**PROBLEM DETAILS**
Transcribe the listing verbatim. Do not carry over any pictures.

**DATASET CONTENT**
· · · · ·
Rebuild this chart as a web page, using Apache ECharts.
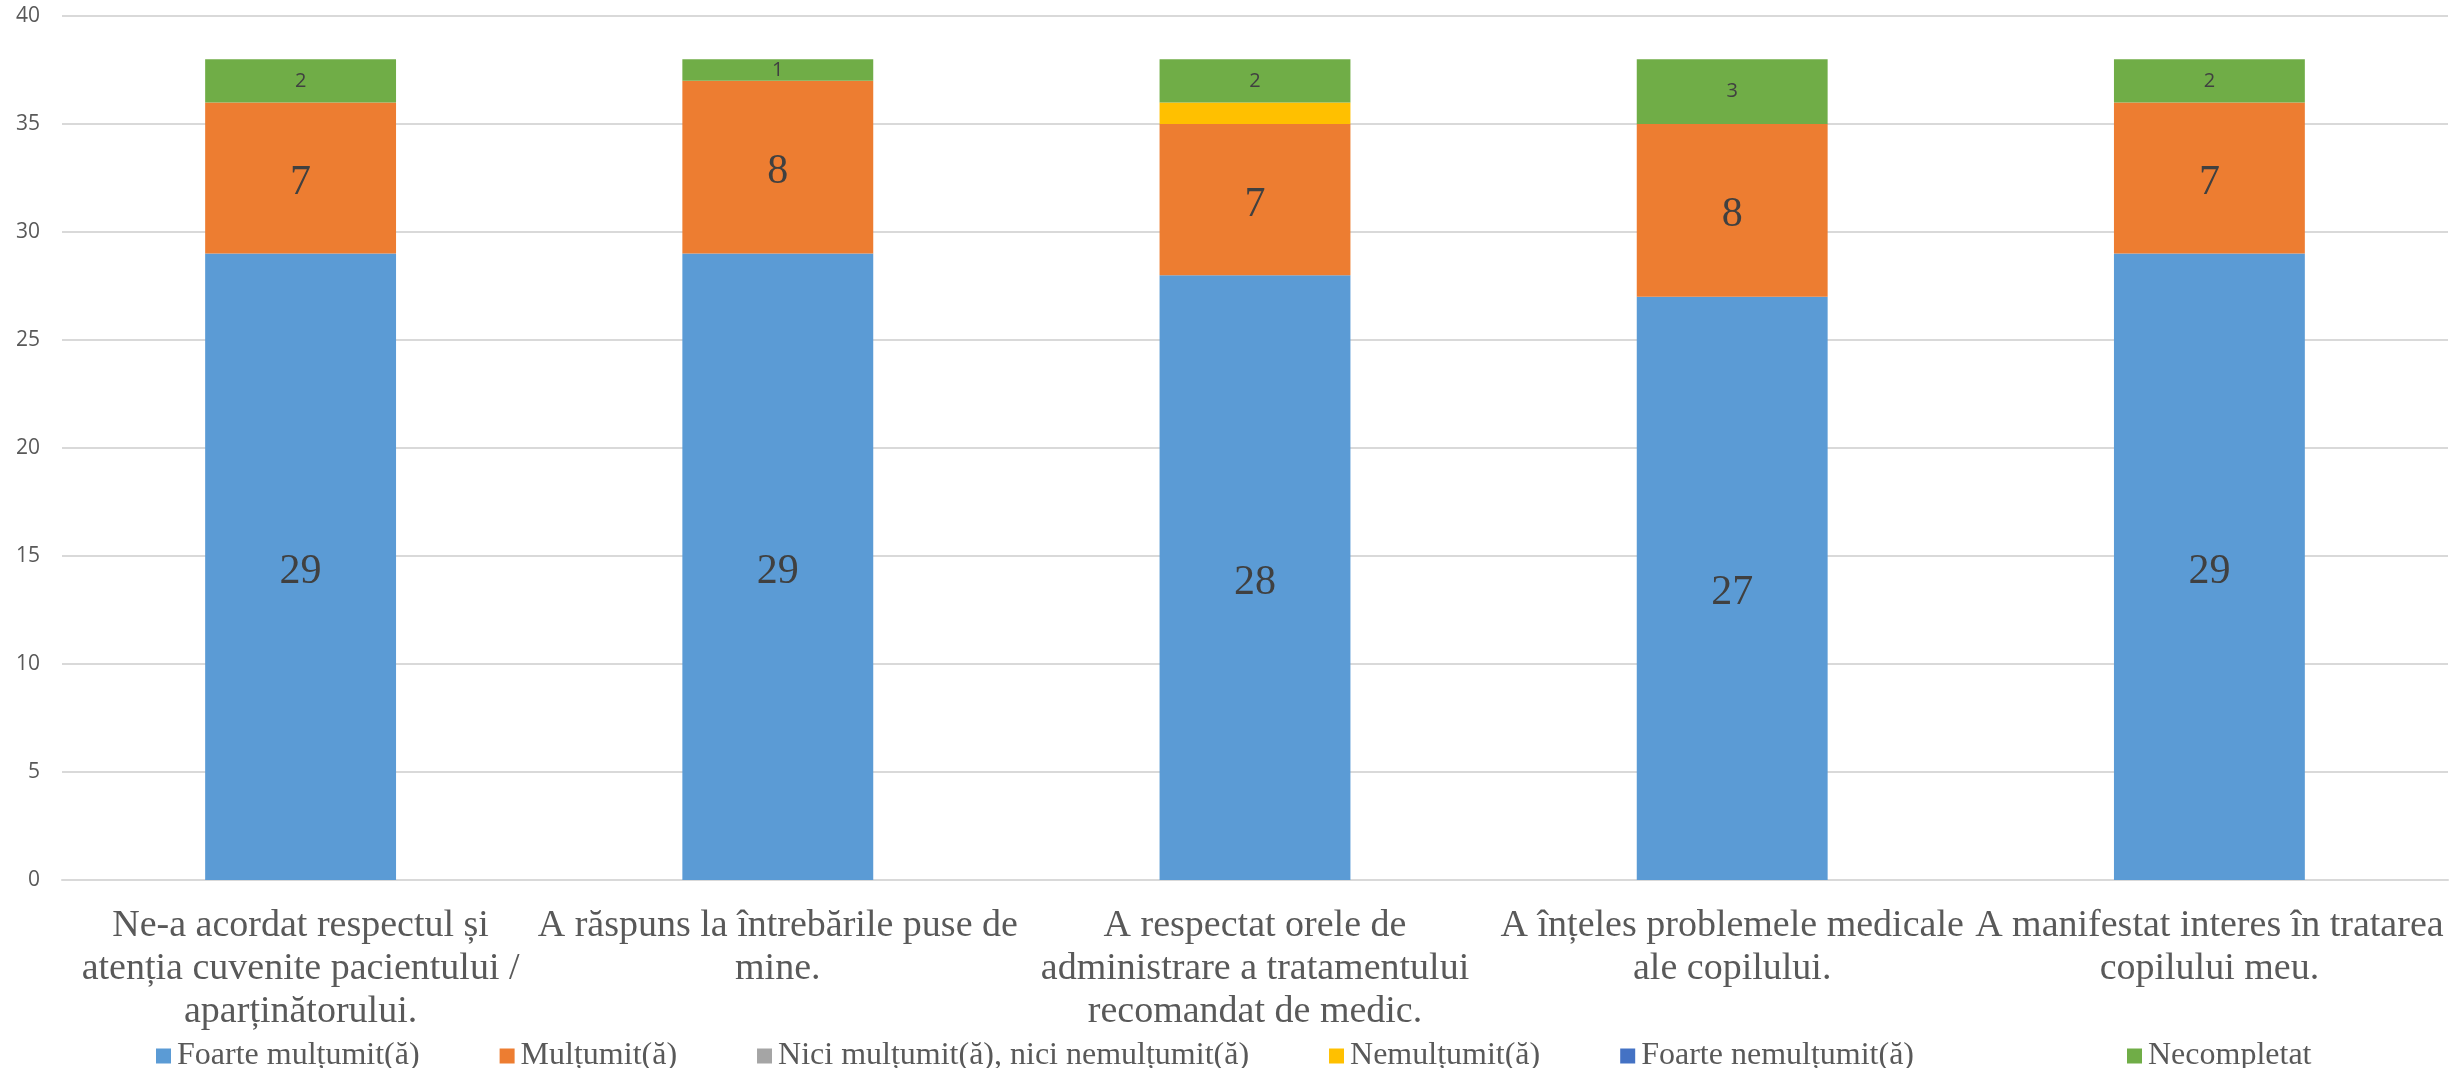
<!DOCTYPE html>
<html>
<head>
<meta charset="utf-8">
<title>Evaluare</title>
<script src="https://cdn.jsdelivr.net/npm/echarts@6/dist/echarts.min.js"></script>
<style>
  html, body { margin: 0; padding: 0; background: #ffffff; }
  #chart { width: 2461px; height: 1068px; }
</style>
</head>
<body>
<div id="chart"></div>
<script>
// Survey questions (x-axis categories, wrapped as printed)
const categories = [
  'Ne-a acordat respectul și\natenția cuvenite pacientului /\naparținătorului.',
  'A răspuns la întrebările puse de\nmine.',
  'A respectat orele de\nadministrare a tratamentului\nrecomandat de medic.',
  'A înțeles problemele medicale\nale copilului.',
  'A manifestat interes în tratarea\ncopilului meu.'
];

// Answer counts per question, one array per response option
const foarteMultumit   = [29, 29, 28, 27, 29];
const multumit         = [7, 8, 7, 8, 7];
const niciNici         = [0, 0, 0, 0, 0];
const nemultumit       = [0, 0, 1, 0, 0];
const foarteNemultumit = [0, 0, 0, 0, 0];
const necompletat      = [2, 1, 2, 3, 2];

const seriesNames = [
  'Foarte mulțumit(ă)',
  'Mulțumit(ă)',
  'Nici mulțumit(ă), nici nemulțumit(ă)',
  'Nemulțumit(ă)',
  'Foarte nemulțumit(ă)',
  'Necompletat'
];
const seriesData = [foarteMultumit, multumit, niciNici, nemultumit, foarteNemultumit, necompletat];
const seriesColors = ['#5B9BD5', '#ED7D31', '#A5A5A5', '#FFC000', '#4472C4', '#70AD47'];

// Value axis ticks
const yMin = 0, yMax = 40, yStep = 5;

const serif = '"Liberation Serif", "Times New Roman", serif';
const sans = '"Open Sans", "Noto Sans", sans-serif';

// Label style per series: large serif for the main answers, small sans for "Necompletat"
const labelStyles = [
  { show: true, fontFamily: serif, fontSize: 42, offset: [0, 5] },
  { show: true, fontFamily: serif, fontSize: 42, offset: [0, 5] },
  { show: false },
  { show: false },
  { show: false },
  { show: true, fontFamily: sans, fontSize: 20 }
];

const series = seriesNames.map((name, i) => ({
  name: name,
  type: 'bar',
  stack: 'total',
  barWidth: '40%',
  data: seriesData[i],
  itemStyle: { color: seriesColors[i] },
  label: Object.assign({
    position: 'inside',
    color: '#404040',
    formatter: p => (p.value ? String(p.value) : '')
  }, labelStyles[i]),
  emphasis: { disabled: true }
}));

const legendBase = {
  top: 1035,
  itemWidth: 15,
  itemHeight: 15,
  itemGap: 80,
  icon: 'rect',
  selectedMode: false,
  textStyle: { fontFamily: serif, fontSize: 32, color: '#595959', padding: [0, 0, 0, 1] }
};

const chart = echarts.init(document.getElementById('chart'), null, { renderer: 'canvas' });
chart.setOption({
  animation: false,
  backgroundColor: '#ffffff',
  grid: { left: 62, right: 13, top: 16, bottom: 188, containLabel: false },
  legend: [
    Object.assign({ left: 151, data: seriesNames.slice(0, 5) }, legendBase),
    Object.assign({ left: 2122, data: seriesNames.slice(5) }, legendBase)
  ],
  xAxis: {
    type: 'category',
    data: categories,
    axisTick: { show: false },
    axisLine: { show: true, lineStyle: { color: '#d9d9d9', width: 2 } },
    axisLabel: {
      interval: 0,
      margin: 25,
      fontFamily: serif,
      fontSize: 38,
      lineHeight: 43,
      color: '#595959',
      align: 'center'
    }
  },
  yAxis: {
    type: 'value',
    min: yMin,
    max: yMax,
    interval: yStep,
    axisLine: { show: false },
    axisTick: { show: false },
    splitLine: { lineStyle: { color: '#d9d9d9', width: 2 } },
    axisLabel: { margin: 22, fontFamily: sans, fontSize: 21, color: '#595959' }
  },
  series: series
});
</script>
</body>
</html>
· · · · ·
**OUTPUT OF THE TASK**
Rebuild this chart as a web page, using Apache ECharts.
<!DOCTYPE html>
<html>
<head>
<meta charset="utf-8">
<title>Evaluare</title>
<script src="https://cdn.jsdelivr.net/npm/echarts@6/dist/echarts.min.js"></script>
<style>
  html, body { margin: 0; padding: 0; background: #ffffff; }
  #chart { width: 2461px; height: 1068px; }
</style>
</head>
<body>
<div id="chart"></div>
<script>
// Survey questions (x-axis categories, wrapped as printed)
const categories = [
  'Ne-a acordat respectul și\natenția cuvenite pacientului /\naparținătorului.',
  'A răspuns la întrebările puse de\nmine.',
  'A respectat orele de\nadministrare a tratamentului\nrecomandat de medic.',
  'A înțeles problemele medicale\nale copilului.',
  'A manifestat interes în tratarea\ncopilului meu.'
];

// Answer counts per question, one array per response option
const foarteMultumit   = [29, 29, 28, 27, 29];
const multumit         = [7, 8, 7, 8, 7];
const niciNici         = [0, 0, 0, 0, 0];
const nemultumit       = [0, 0, 1, 0, 0];
const foarteNemultumit = [0, 0, 0, 0, 0];
const necompletat      = [2, 1, 2, 3, 2];

const seriesNames = [
  'Foarte mulțumit(ă)',
  'Mulțumit(ă)',
  'Nici mulțumit(ă), nici nemulțumit(ă)',
  'Nemulțumit(ă)',
  'Foarte nemulțumit(ă)',
  'Necompletat'
];
const seriesData = [foarteMultumit, multumit, niciNici, nemultumit, foarteNemultumit, necompletat];
const seriesColors = ['#5B9BD5', '#ED7D31', '#A5A5A5', '#FFC000', '#4472C4', '#70AD47'];

// Value axis ticks
const yMin = 0, yMax = 40, yStep = 5;

const serif = '"Liberation Serif", "Times New Roman", serif';
const sans = '"Open Sans", "Noto Sans", sans-serif';

// Label style per series: large serif for the main answers, small sans for "Necompletat"
const labelStyles = [
  { show: true, fontFamily: serif, fontSize: 42, offset: [0, 5] },
  { show: true, fontFamily: serif, fontSize: 42, offset: [0, 5] },
  { show: false },
  { show: false },
  { show: false },
  { show: true, fontFamily: sans, fontSize: 20 }
];

const series = seriesNames.map((name, i) => ({
  name: name,
  type: 'bar',
  stack: 'total',
  barWidth: '40%',
  data: seriesData[i],
  itemStyle: { color: seriesColors[i] },
  label: Object.assign({
    position: 'inside',
    color: '#404040',
    formatter: p => (p.value ? String(p.value) : '')
  }, labelStyles[i]),
  emphasis: { disabled: true }
}));

const legendBase = {
  top: 1035,
  itemWidth: 15,
  itemHeight: 15,
  itemGap: 80,
  icon: 'rect',
  selectedMode: false,
  textStyle: { fontFamily: serif, fontSize: 32, color: '#595959', padding: [0, 0, 0, 1] }
};

const chart = echarts.init(document.getElementById('chart'), null, { renderer: 'canvas' });
chart.setOption({
  animation: false,
  backgroundColor: '#ffffff',
  grid: { left: 62, right: 13, top: 16, bottom: 188, containLabel: false },
  legend: [
    Object.assign({ left: 151, data: seriesNames.slice(0, 5) }, legendBase),
    Object.assign({ left: 2122, data: seriesNames.slice(5) }, legendBase)
  ],
  xAxis: {
    type: 'category',
    data: categories,
    axisTick: { show: false },
    axisLine: { show: true, lineStyle: { color: '#d9d9d9', width: 2 } },
    axisLabel: {
      interval: 0,
      margin: 25,
      fontFamily: serif,
      fontSize: 38,
      lineHeight: 43,
      color: '#595959',
      align: 'center'
    }
  },
  yAxis: {
    type: 'value',
    min: yMin,
    max: yMax,
    interval: yStep,
    axisLine: { show: false },
    axisTick: { show: false },
    splitLine: { lineStyle: { color: '#d9d9d9', width: 2 } },
    axisLabel: { margin: 22, fontFamily: sans, fontSize: 21, color: '#595959' }
  },
  series: series
});
</script>
</body>
</html>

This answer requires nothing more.